Orwell estava convencido do fracasso inexorável do capitalismo e de todas as perspectivas futuras de uma sociedade de mercado. Assim, ele substituiu os caminhos da alienação e pensou simultaneamente a escassez como uma forma de manutenção dos oprimidos em sua situação como tal.
Por outro lado, a ampliação desenfreada do consumo dos dias de hoje, tornou-se claramente uma forma mais eficaz de mobilização redentora da submissão; afogar os indivíduos e seus anseios supérfluos, em seus sonhos medíocres, em suas danças desenfreadas. É com isso que se mantém a todos trabalhando na engrenagem sempre em movimento do Capital.
O negativismo, ou a estupidez transformada em sabedoria.

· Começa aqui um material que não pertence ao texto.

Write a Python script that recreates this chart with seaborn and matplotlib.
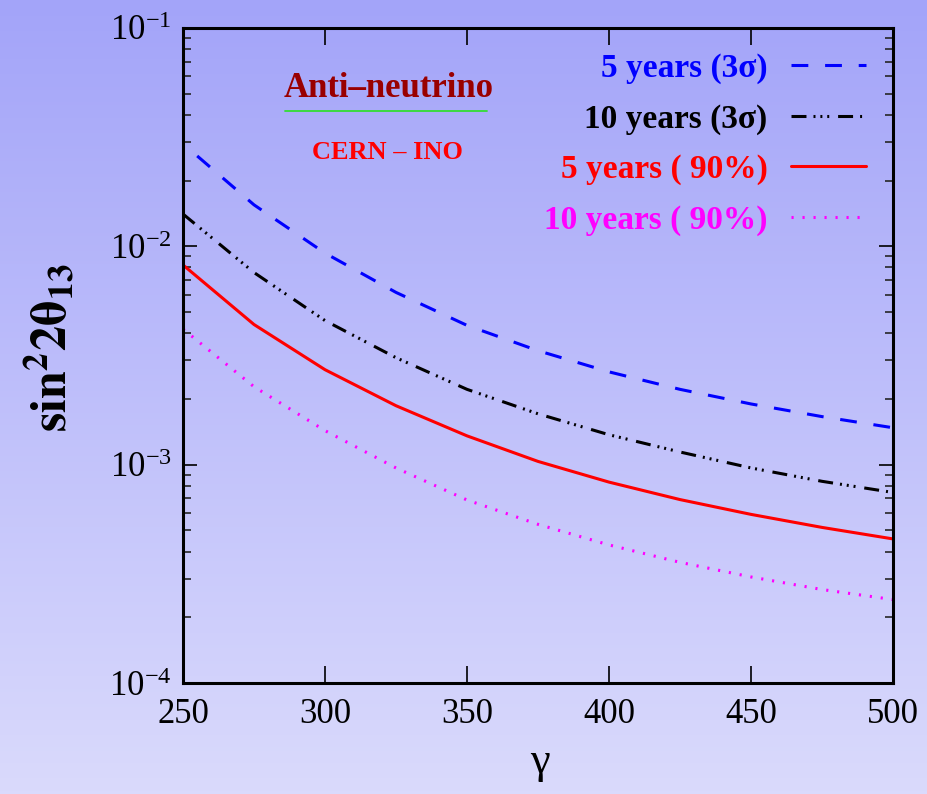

Se o passado perde sua concretude, então tudo é permitido! Estranho cenário onde não parece haver mais limite para transformação do passado, para ampliação das possibilidades narrativas. Esse é o lema da estupidez transformada repentinamente em sabedoria.
O pós-verdade é simples manipulação da Verdade com vistas aquilo que interessa sobremaneira, a quem se relaciona com o passado a partir de uma perspectiva de poder. É porque se percebe o quanto o controle do passado torna possível o domínio sobre o presente.
E na determinação do Futuro é que se busca suprimir toda e qualquer objetividade do passado em meio a afirmações dogmáticas sobre o que é a história e o que deve ser.
Por isso, os livros devem ser queimados! Depois, as pessoas.